Your instructions: Quote all of the data that follows exactly as written, skipping the images.

Supplied material:
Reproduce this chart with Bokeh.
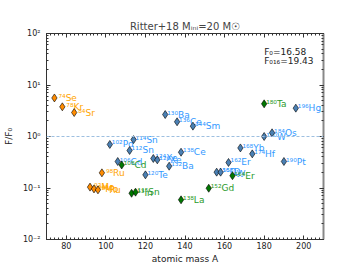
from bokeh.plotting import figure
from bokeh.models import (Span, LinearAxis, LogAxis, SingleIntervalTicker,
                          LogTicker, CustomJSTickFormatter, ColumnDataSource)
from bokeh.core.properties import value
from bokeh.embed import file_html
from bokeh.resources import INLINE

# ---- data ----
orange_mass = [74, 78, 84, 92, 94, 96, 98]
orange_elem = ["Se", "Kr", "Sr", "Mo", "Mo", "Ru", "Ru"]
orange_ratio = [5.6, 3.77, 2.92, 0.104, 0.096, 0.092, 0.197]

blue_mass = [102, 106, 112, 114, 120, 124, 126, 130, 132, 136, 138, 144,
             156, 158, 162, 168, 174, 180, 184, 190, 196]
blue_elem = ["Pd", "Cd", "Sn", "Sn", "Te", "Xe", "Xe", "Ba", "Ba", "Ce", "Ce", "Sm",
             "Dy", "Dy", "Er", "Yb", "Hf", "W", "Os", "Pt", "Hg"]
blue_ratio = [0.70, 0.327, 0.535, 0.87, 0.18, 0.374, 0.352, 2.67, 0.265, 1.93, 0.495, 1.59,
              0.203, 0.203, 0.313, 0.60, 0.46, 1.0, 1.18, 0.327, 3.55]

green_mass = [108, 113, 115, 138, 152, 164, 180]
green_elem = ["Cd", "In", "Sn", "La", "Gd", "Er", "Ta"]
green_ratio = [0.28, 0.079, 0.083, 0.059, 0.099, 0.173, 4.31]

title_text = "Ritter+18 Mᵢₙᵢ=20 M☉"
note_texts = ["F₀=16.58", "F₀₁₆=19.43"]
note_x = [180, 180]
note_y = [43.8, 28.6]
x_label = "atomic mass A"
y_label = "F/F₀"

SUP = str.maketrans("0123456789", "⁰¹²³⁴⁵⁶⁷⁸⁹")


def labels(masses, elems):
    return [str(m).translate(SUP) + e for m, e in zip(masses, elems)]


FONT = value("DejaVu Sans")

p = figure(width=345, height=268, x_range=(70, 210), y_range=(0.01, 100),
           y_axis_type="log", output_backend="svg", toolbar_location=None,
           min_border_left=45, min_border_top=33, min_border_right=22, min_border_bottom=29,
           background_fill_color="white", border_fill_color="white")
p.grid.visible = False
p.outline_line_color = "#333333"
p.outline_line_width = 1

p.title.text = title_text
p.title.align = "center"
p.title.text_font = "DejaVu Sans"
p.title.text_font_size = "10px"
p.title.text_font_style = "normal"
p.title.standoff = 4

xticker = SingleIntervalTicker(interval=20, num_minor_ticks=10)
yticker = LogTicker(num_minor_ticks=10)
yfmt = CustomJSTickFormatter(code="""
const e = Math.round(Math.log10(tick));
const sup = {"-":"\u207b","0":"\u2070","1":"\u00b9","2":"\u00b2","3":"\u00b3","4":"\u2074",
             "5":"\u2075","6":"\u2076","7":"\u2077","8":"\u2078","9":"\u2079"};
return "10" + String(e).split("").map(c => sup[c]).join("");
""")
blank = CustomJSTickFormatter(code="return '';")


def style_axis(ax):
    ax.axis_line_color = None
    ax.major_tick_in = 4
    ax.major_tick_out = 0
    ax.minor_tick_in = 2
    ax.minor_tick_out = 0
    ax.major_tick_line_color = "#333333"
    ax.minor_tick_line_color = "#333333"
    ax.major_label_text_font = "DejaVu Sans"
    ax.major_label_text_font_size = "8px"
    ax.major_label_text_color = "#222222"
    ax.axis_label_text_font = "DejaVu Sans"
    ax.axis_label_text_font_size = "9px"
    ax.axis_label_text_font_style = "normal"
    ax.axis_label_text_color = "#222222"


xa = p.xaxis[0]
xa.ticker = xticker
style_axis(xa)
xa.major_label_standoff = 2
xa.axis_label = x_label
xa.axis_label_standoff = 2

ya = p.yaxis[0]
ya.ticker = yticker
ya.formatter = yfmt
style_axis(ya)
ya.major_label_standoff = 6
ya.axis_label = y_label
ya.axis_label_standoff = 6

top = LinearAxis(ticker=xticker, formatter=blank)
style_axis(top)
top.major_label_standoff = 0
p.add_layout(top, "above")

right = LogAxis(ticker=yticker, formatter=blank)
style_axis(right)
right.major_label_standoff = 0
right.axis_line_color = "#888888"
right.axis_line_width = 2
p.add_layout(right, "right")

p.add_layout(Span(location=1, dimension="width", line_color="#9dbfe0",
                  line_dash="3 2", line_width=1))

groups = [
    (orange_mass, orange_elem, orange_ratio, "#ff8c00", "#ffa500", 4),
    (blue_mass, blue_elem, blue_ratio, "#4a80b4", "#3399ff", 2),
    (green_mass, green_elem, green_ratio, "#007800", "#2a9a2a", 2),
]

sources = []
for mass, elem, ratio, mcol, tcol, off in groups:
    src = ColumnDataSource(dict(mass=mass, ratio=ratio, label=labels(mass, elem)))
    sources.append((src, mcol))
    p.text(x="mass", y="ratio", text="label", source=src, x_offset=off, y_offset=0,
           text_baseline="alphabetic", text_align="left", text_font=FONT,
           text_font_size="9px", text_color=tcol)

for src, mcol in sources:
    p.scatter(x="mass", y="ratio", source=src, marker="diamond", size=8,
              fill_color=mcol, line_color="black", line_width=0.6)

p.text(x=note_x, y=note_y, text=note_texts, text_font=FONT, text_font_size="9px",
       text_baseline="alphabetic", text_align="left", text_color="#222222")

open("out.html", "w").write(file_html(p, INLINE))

Answer to this problem:
Reproduce this chart with Bokeh.
from bokeh.plotting import figure
from bokeh.models import (Span, LinearAxis, LogAxis, SingleIntervalTicker,
                          LogTicker, CustomJSTickFormatter, ColumnDataSource)
from bokeh.core.properties import value
from bokeh.embed import file_html
from bokeh.resources import INLINE

# ---- data ----
orange_mass = [74, 78, 84, 92, 94, 96, 98]
orange_elem = ["Se", "Kr", "Sr", "Mo", "Mo", "Ru", "Ru"]
orange_ratio = [5.6, 3.77, 2.92, 0.104, 0.096, 0.092, 0.197]

blue_mass = [102, 106, 112, 114, 120, 124, 126, 130, 132, 136, 138, 144,
             156, 158, 162, 168, 174, 180, 184, 190, 196]
blue_elem = ["Pd", "Cd", "Sn", "Sn", "Te", "Xe", "Xe", "Ba", "Ba", "Ce", "Ce", "Sm",
             "Dy", "Dy", "Er", "Yb", "Hf", "W", "Os", "Pt", "Hg"]
blue_ratio = [0.70, 0.327, 0.535, 0.87, 0.18, 0.374, 0.352, 2.67, 0.265, 1.93, 0.495, 1.59,
              0.203, 0.203, 0.313, 0.60, 0.46, 1.0, 1.18, 0.327, 3.55]

green_mass = [108, 113, 115, 138, 152, 164, 180]
green_elem = ["Cd", "In", "Sn", "La", "Gd", "Er", "Ta"]
green_ratio = [0.28, 0.079, 0.083, 0.059, 0.099, 0.173, 4.31]

title_text = "Ritter+18 Mᵢₙᵢ=20 M☉"
note_texts = ["F₀=16.58", "F₀₁₆=19.43"]
note_x = [180, 180]
note_y = [43.8, 28.6]
x_label = "atomic mass A"
y_label = "F/F₀"

SUP = str.maketrans("0123456789", "⁰¹²³⁴⁵⁶⁷⁸⁹")


def labels(masses, elems):
    return [str(m).translate(SUP) + e for m, e in zip(masses, elems)]


FONT = value("DejaVu Sans")

p = figure(width=345, height=268, x_range=(70, 210), y_range=(0.01, 100),
           y_axis_type="log", output_backend="svg", toolbar_location=None,
           min_border_left=45, min_border_top=33, min_border_right=22, min_border_bottom=29,
           background_fill_color="white", border_fill_color="white")
p.grid.visible = False
p.outline_line_color = "#333333"
p.outline_line_width = 1

p.title.text = title_text
p.title.align = "center"
p.title.text_font = "DejaVu Sans"
p.title.text_font_size = "10px"
p.title.text_font_style = "normal"
p.title.standoff = 4

xticker = SingleIntervalTicker(interval=20, num_minor_ticks=10)
yticker = LogTicker(num_minor_ticks=10)
yfmt = CustomJSTickFormatter(code="""
const e = Math.round(Math.log10(tick));
const sup = {"-":"\u207b","0":"\u2070","1":"\u00b9","2":"\u00b2","3":"\u00b3","4":"\u2074",
             "5":"\u2075","6":"\u2076","7":"\u2077","8":"\u2078","9":"\u2079"};
return "10" + String(e).split("").map(c => sup[c]).join("");
""")
blank = CustomJSTickFormatter(code="return '';")


def style_axis(ax):
    ax.axis_line_color = None
    ax.major_tick_in = 4
    ax.major_tick_out = 0
    ax.minor_tick_in = 2
    ax.minor_tick_out = 0
    ax.major_tick_line_color = "#333333"
    ax.minor_tick_line_color = "#333333"
    ax.major_label_text_font = "DejaVu Sans"
    ax.major_label_text_font_size = "8px"
    ax.major_label_text_color = "#222222"
    ax.axis_label_text_font = "DejaVu Sans"
    ax.axis_label_text_font_size = "9px"
    ax.axis_label_text_font_style = "normal"
    ax.axis_label_text_color = "#222222"


xa = p.xaxis[0]
xa.ticker = xticker
style_axis(xa)
xa.major_label_standoff = 2
xa.axis_label = x_label
xa.axis_label_standoff = 2

ya = p.yaxis[0]
ya.ticker = yticker
ya.formatter = yfmt
style_axis(ya)
ya.major_label_standoff = 6
ya.axis_label = y_label
ya.axis_label_standoff = 6

top = LinearAxis(ticker=xticker, formatter=blank)
style_axis(top)
top.major_label_standoff = 0
p.add_layout(top, "above")

right = LogAxis(ticker=yticker, formatter=blank)
style_axis(right)
right.major_label_standoff = 0
right.axis_line_color = "#888888"
right.axis_line_width = 2
p.add_layout(right, "right")

p.add_layout(Span(location=1, dimension="width", line_color="#9dbfe0",
                  line_dash="3 2", line_width=1))

groups = [
    (orange_mass, orange_elem, orange_ratio, "#ff8c00", "#ffa500", 4),
    (blue_mass, blue_elem, blue_ratio, "#4a80b4", "#3399ff", 2),
    (green_mass, green_elem, green_ratio, "#007800", "#2a9a2a", 2),
]

sources = []
for mass, elem, ratio, mcol, tcol, off in groups:
    src = ColumnDataSource(dict(mass=mass, ratio=ratio, label=labels(mass, elem)))
    sources.append((src, mcol))
    p.text(x="mass", y="ratio", text="label", source=src, x_offset=off, y_offset=0,
           text_baseline="alphabetic", text_align="left", text_font=FONT,
           text_font_size="9px", text_color=tcol)

for src, mcol in sources:
    p.scatter(x="mass", y="ratio", source=src, marker="diamond", size=8,
              fill_color=mcol, line_color="black", line_width=0.6)

p.text(x=note_x, y=note_y, text=note_texts, text_font=FONT, text_font_size="9px",
       text_baseline="alphabetic", text_align="left", text_color="#222222")

open("out.html", "w").write(file_html(p, INLINE))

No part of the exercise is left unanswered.